How high-tech prospectors are trying to squeeze fuel--and fat profits--out of the earth while transforming the petroleum market

By Marianne Lavelle

4/24/06

Much as the storied forty-niners trekked west in their covered wagons to seek a golden future, today a small army of workers boards a fleet of jets each week in Edmonton, Canada, and ventures north into a frozen frontier rich with promise. These latter-day pioneers don't have campfires, but they do have camps--comfortable dormitories with Internet kiosks, catered steak dinners, fitness centers, and satellite TV in every room. The creature comforts come courtesy of Canadian Natural Resources Ltd., one of a dozen companies that have descended upon the wilds of Alberta. The company is spending a fortune to build an enormous workforce in the far north, but it's a pittance compared with the profit it expects to pull out of the frozen ground. As long as the high price of oil continues to fatten corporate coffers, the rush will be on for a black gold called oil sands.
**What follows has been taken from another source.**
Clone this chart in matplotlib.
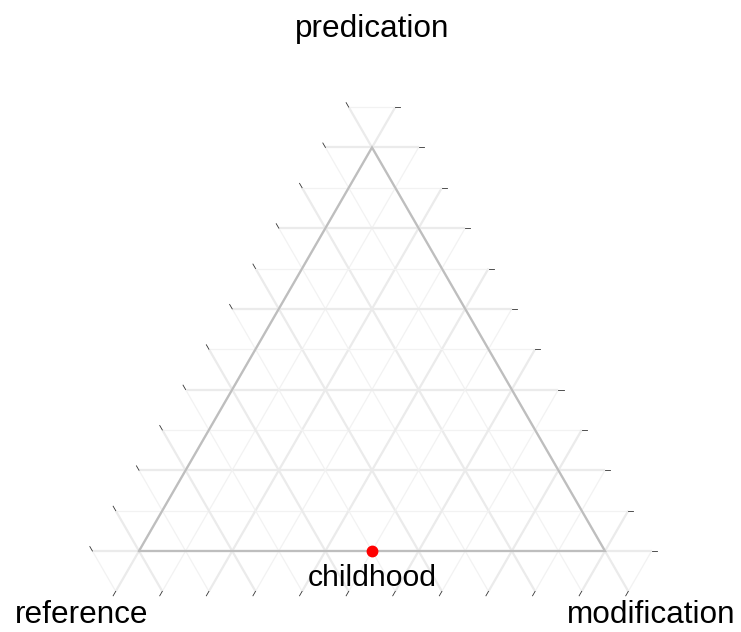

The Canadian sands yield fossil fuels nearly identical to those hidden below the drifting sands of the Middle East. But this mother lode lies in a unique geological formation just 500 miles north of the U.S. border, and it won't surrender its treasure without a lot of labor, vast amounts of energy, and oceans of water. It costs more to wrest a barrel of oil from the ground here than virtually anywhere else in the world.

What's happening in Canada today may be just the start of a new chapter in the world's long love affair with oil. Global demand, particularly in China and India, is outstripping supply--an imbalance that has been painfully evident as pump prices climb toward $3 a gallon (box, Page 50). Even the optimists agree that the era of "easy oil" is over. Political risk hovers over most conventional reserves, held by the Organization of Petroleum Exporting Countries (including trouble spots like Nigeria and Venezuela) and Russia. So the United States is turning to new possibilities--the largely untapped resource of "unconventional oil" in North America.

Oh, Canada. Three technologies promise to unlock much of these reserves. It has long been known that crude could be boiled from the oil sands of Canada or from the oil shale locked in the 16,000-square-mile Green River Formation in Colorado, Utah, and Wyoming. It has also been clear for decades that synthetic oil could be created from coal--the most abundant fuel resource in the United States. To attempt to slake the nation's seemingly insatiable thirst for oil with any of these would have been madness until recently because of their astronomical cost. Today, however, with the market barely blinking at $70-a-barrel crude, high-tech prospecting doesn't seem quite so crazy.

Within a decade, all unconventional sources will account for some 35 percent of world oil supply, up from 10 percent in 1990, say oil consultants at Cambridge Energy Research Associates. Clearly, the biggest play in the unconventional reclamation game is in Canada. Oil sands production is over 1.2 million barrels per day, nearly double the output of four years ago. That has secured Canada's spot as No. 1 supplier to the No. 1 oil consumer, the United States, even though its conventional oil production is falling rapidly. Oil sands production (together with similar unconventional sources in Venezuela) will grow more than 170 percent by 2015, the Cambridge consultants say. By then, Canada anticipates rising from No. 8 to become the world's fifth-largest oil producer.